Сколько камней унесла вода? Он сосредоточился. Он закрыл глаза и попытался вспомнить, чему учил его дед, когда он был мальчиком — считать камни. Не те, что лежат на поверхности, а те, что уходят. Те, что исчезают.
Он присел на корточки. Взял горсть земли. Песок был горячим, даже в этот вечерний час, и сыпался сквозь пальцы, как время, как вода, как жизнь. Он смотрел на этот песок и думал: сколько зёрен в моей руке? Тысячи? Десятки тысяч? И если я сейчас их развею, они станут чем-то другим. Они станут ветром, они станут пылью, они станут памятью. Так и камни в реке — они не исчезают. Они просто становятся чем-то другим. Они становятся солью. Становятся дыханием воды.
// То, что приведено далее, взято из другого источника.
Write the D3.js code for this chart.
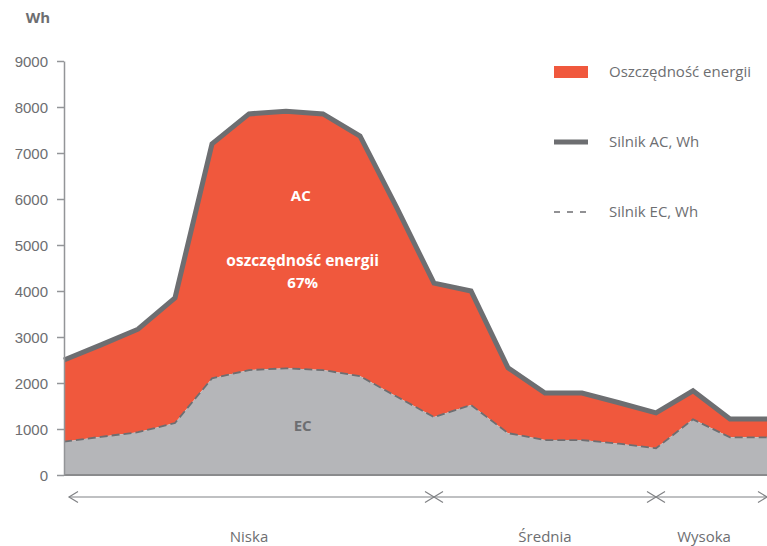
<!DOCTYPE html>
<meta charset="utf-8">
<style>
body { margin: 0; background: #fff; }
svg { display: block; font-family: "Open Sans", sans-serif; }
.axis text { fill: #6d6e71; font-size: 15px; }
.axis path, .axis line { stroke: #939598; stroke-width: 1.5px; }
.legend text { fill: #6d6e71; font-size: 15px; }
.inlabel { font-size: 15px; font-weight: bold; text-anchor: middle; }
</style>
<svg width="767" height="546"></svg>
<script src="https://cdn.jsdelivr.net/npm/d3@7"></script>
<script>
// values, Wh
var acValues = [2500, 2830, 3170, 3850, 7200, 7850, 7910, 7850, 7370, 5800,
                4170, 4000, 2330, 1780, 1780, 1570, 1350, 1830, 1220, 1220];
var ecValues = [725, 830, 930, 1130, 2100, 2280, 2320, 2280, 2150, 1700,
                1260, 1520, 910, 760, 760, 680, 580, 1210, 820, 820];
var yTicks = [0, 1000, 2000, 3000, 4000, 5000, 6000, 7000, 8000, 9000];
// range groups: start index, end index, label
var groups = [
  {from: 0, to: 10, label: "Niska"},
  {from: 10, to: 16, label: "Średnia"},
  {from: 16, to: 19, label: "Wysoka"}
];
var legendItems = ["Oszczędność energii", "Silnik AC, Wh", "Silnik EC, Wh"];

var orange = "#f0583d", grayFill = "#b5b6b9", dark = "#6d6e71";

var svg = d3.select("svg"),
    margin = {top: 61, right: 0, bottom: 71, left: 64},
    width = +svg.attr("width") - margin.left - margin.right,
    height = +svg.attr("height") - margin.top - margin.bottom,
    g = svg.append("g").attr("transform", "translate(" + margin.left + "," + margin.top + ")");

var data = acValues.map(function(v, i) { return {i: i, ac: v, ec: ecValues[i]}; });

var x = d3.scaleLinear().domain([0, data.length - 1]).range([0, width]),
    y = d3.scaleLinear().domain([0, 9000]).range([height, 0]);

// orange savings area between EC and AC
g.append("path")
    .datum(data)
    .attr("fill", orange)
    .attr("d", d3.area()
      .x(function(d) { return x(d.i); })
      .y0(function(d) { return y(d.ec); })
      .y1(function(d) { return y(d.ac); }));

// gray EC area
g.append("path")
    .datum(data)
    .attr("fill", grayFill)
    .attr("d", d3.area()
      .x(function(d) { return x(d.i); })
      .y0(y(0))
      .y1(function(d) { return y(d.ec); }));

// AC line
g.append("path")
    .datum(data)
    .attr("fill", "none")
    .attr("stroke", dark)
    .attr("stroke-width", 5)
    .attr("d", d3.line()
      .x(function(d) { return x(d.i); })
      .y(function(d) { return y(d.ac); }));

// EC dashed line
g.append("path")
    .datum(data)
    .attr("fill", "none")
    .attr("stroke", dark)
    .attr("stroke-width", 1.8)
    .attr("stroke-dasharray", "8,4")
    .attr("d", d3.line()
      .x(function(d) { return x(d.i); })
      .y(function(d) { return y(d.ec); }));

// baseline
g.append("line")
    .attr("x1", 0).attr("x2", width)
    .attr("y1", y(0)).attr("y2", y(0))
    .attr("stroke", "#8a8b8d")
    .attr("stroke-width", 2);

// y axis
var yAxis = g.append("g")
    .attr("class", "axis")
    .call(d3.axisLeft(y).tickValues(yTicks).tickFormat(d3.format("d"))
      .tickSize(7).tickSizeOuter(0).tickPadding(9));
yAxis.selectAll("text").attr("dy", "0.36em");

g.append("text")
    .attr("x", -26).attr("y", -38)
    .attr("text-anchor", "middle")
    .attr("fill", dark)
    .style("font-size", "15px")
    .style("font-weight", "bold")
    .text("Wh");

// in-chart labels
g.append("text").attr("class", "inlabel")
    .attr("x", x(6.4)).attr("y", y(5950))
    .attr("fill", "#fff")
    .text("AC");
g.append("text").attr("class", "inlabel")
    .attr("x", x(6.45)).attr("y", y(4540))
    .attr("fill", "#fff")
    .style("font-size", "15.5px")
    .text("oszczędność energii");
g.append("text").attr("class", "inlabel")
    .attr("x", x(6.45)).attr("y", y(4060))
    .attr("fill", "#fff")
    .style("font-size", "15px")
    .text("67%");
g.append("text").attr("class", "inlabel")
    .attr("x", x(6.45)).attr("y", y(950))
    .attr("fill", dark)
    .text("EC");

// range arrows under the axis
var arrowY = height + 22, ah = 9;
var arrows = g.append("g")
    .attr("stroke", "#808285")
    .attr("stroke-width", 1.2)
    .attr("fill", "none");
arrows.append("line")
    .attr("x1", x(0) + 5).attr("x2", width)
    .attr("y1", arrowY).attr("y2", arrowY);
groups.forEach(function(gr) {
  var a = x(gr.from) + (gr.from === 0 ? 5 : 0), b = x(gr.to);
  arrows.append("path").attr("d", "M" + (a + ah) + "," + (arrowY - ah / 2 - 1) + "L" + a + "," + arrowY + "L" + (a + ah) + "," + (arrowY + ah / 2 + 1));
  arrows.append("path").attr("d", "M" + (b - ah) + "," + (arrowY - ah / 2 - 1) + "L" + b + "," + arrowY + "L" + (b - ah) + "," + (arrowY + ah / 2 + 1));
  g.append("text")
      .attr("x", gr.label === "Wysoka" ? x(17.3) : (x(gr.from) + x(gr.to)) / 2)
      .attr("y", height + 67)
      .attr("text-anchor", "middle")
      .attr("fill", dark)
      .style("font-size", "15px")
      .text(gr.label);
});

// legend
var legend = svg.append("g").attr("class", "legend").attr("transform", "translate(554,0)");
var rows = legend.selectAll("g").data(legendItems).enter().append("g")
    .attr("transform", function(d, i) { return "translate(0," + (72 + i * 70) + ")"; });
rows.filter(function(d, i) { return i === 0; }).append("rect")
    .attr("x", 0).attr("y", -6).attr("width", 34).attr("height", 12)
    .attr("fill", orange);
rows.filter(function(d, i) { return i === 1; }).append("line")
    .attr("x1", 0).attr("x2", 34).attr("y1", 0).attr("y2", 0)
    .attr("stroke", dark).attr("stroke-width", 5);
rows.filter(function(d, i) { return i === 2; }).append("line")
    .attr("x1", 0).attr("x2", 34).attr("y1", 0).attr("y2", 0)
    .attr("stroke", dark).attr("stroke-width", 1.5).attr("stroke-dasharray", "6,7");
rows.append("text")
    .attr("x", 55).attr("y", 0).attr("dy", "0.35em")
    .text(function(d) { return d; });
</script>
Он насчитал семь. Семь небольших камней, которые лежали на дне у самого берега и были видны сквозь прозрачную, почти стеклянную воду. Семь камней, которые за сегодняшний день унесло течением — или, точнее, которые исчезли из виду, растворились в солёной корке, стали частью белого налёта. Но он понимал, что это не те камни. Не те. Были и другие, невидимые глазу, которые уходили вглубь, в самое русло, туда, где вода казалась чёрной, где она пахла железом и смертью.
Он сидел так долго. Минуты текли, как песок сквозь пальцы. Стемнело полностью. На небе зажглись звёзды — они были ярче, чем обычно, потому что воздух стал сухим и прозрачным, и не было облаков, которые могли бы заслонить их свет. Эржан смотрел на звёзды и думал о том, что они тоже умирают. Их свет, который доходит до земли, — это свет мёртвых звёзд. Может быть, степь умирает так же. Может быть, всё уже умерло, а мы просто видим последние отблески, последнее эхо.
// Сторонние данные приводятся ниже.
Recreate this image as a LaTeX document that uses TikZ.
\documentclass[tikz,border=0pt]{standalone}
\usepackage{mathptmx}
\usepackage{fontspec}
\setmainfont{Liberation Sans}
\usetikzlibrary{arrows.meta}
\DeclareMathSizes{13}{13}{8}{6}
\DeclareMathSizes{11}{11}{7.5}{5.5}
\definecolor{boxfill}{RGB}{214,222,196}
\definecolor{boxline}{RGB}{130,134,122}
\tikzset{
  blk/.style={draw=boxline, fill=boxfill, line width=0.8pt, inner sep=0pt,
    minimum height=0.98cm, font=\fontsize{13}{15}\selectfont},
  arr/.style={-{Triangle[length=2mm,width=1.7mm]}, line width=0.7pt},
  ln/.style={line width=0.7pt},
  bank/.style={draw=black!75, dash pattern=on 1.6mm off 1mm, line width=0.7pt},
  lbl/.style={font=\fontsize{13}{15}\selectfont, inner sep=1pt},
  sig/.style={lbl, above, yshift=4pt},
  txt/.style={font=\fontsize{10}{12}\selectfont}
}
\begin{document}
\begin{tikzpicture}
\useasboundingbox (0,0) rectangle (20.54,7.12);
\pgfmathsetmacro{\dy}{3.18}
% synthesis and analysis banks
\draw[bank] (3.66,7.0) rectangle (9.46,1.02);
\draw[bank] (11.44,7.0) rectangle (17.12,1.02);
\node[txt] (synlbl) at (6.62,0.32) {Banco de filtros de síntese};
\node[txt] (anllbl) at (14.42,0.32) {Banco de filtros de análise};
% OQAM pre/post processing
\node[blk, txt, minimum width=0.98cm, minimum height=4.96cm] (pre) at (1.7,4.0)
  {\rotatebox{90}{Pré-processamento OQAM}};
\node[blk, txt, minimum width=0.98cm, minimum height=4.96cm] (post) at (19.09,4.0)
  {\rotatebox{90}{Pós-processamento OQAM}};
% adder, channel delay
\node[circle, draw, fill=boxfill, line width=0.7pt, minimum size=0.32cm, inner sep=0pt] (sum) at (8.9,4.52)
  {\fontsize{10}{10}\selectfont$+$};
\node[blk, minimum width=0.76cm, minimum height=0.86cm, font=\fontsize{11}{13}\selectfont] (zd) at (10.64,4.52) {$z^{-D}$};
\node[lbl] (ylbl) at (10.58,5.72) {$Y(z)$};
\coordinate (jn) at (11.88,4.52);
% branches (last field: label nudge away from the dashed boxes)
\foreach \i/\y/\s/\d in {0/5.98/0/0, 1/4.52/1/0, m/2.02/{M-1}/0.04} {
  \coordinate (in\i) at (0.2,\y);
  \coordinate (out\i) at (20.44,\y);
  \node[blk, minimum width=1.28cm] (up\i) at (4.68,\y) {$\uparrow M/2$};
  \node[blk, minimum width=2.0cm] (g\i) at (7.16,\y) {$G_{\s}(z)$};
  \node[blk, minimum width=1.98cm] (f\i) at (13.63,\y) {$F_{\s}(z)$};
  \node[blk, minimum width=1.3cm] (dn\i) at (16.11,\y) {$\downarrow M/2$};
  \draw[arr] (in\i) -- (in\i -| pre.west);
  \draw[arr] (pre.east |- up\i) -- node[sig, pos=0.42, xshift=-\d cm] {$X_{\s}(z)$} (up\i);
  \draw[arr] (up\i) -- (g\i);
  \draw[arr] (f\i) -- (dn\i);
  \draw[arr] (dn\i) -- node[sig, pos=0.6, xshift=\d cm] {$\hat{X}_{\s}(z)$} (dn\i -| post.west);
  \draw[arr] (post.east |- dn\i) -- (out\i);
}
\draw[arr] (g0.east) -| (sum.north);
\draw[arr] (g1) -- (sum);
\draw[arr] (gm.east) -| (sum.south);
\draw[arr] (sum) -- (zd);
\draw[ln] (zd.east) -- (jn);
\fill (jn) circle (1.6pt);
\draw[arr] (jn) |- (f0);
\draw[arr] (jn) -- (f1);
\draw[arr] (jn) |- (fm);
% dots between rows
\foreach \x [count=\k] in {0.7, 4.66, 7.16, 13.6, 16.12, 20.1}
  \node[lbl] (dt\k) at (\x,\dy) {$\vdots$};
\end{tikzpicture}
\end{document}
— Я считаю, — прошептал он. — Я считаю тебя, земля. Я считаю каждый твой комок, каждую трещину, каждый камешек. И когда я сосчитаю, я пойму. Я пойму, где ты болит, что тебя гложет, почему ты уходишь.
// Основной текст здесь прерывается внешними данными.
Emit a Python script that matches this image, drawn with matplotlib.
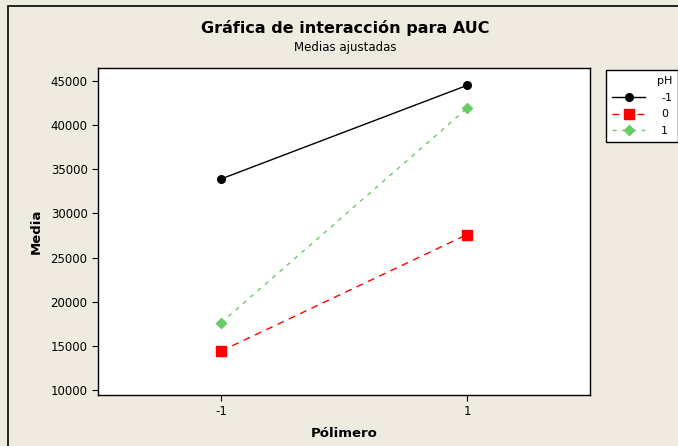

Ветер донёс голос. Или не голос — просто звук. Такой же, какой издаёт сухой стебель, когда его ломают пополам. Такой же, какой издаёт кость, когда её перетирают между камнями. Эржан поднял голову и увидел всадника.
Тот ехал вдоль берега, медленно, как будто время для него остановилось. Тёмный плащ, тёмный конь, лицо скрыто под капюшоном, из-под которого не было видно ни глаз, ни бороды, ни даже очертаний лица — только чернота. Конь тоже был чёрным, матовым, без единого белого пятна, и двигался он бесшумно, как тень. Ни стука копыт, ни дыхания, ни фырканья — только шорох плаща, который касался сухой травы.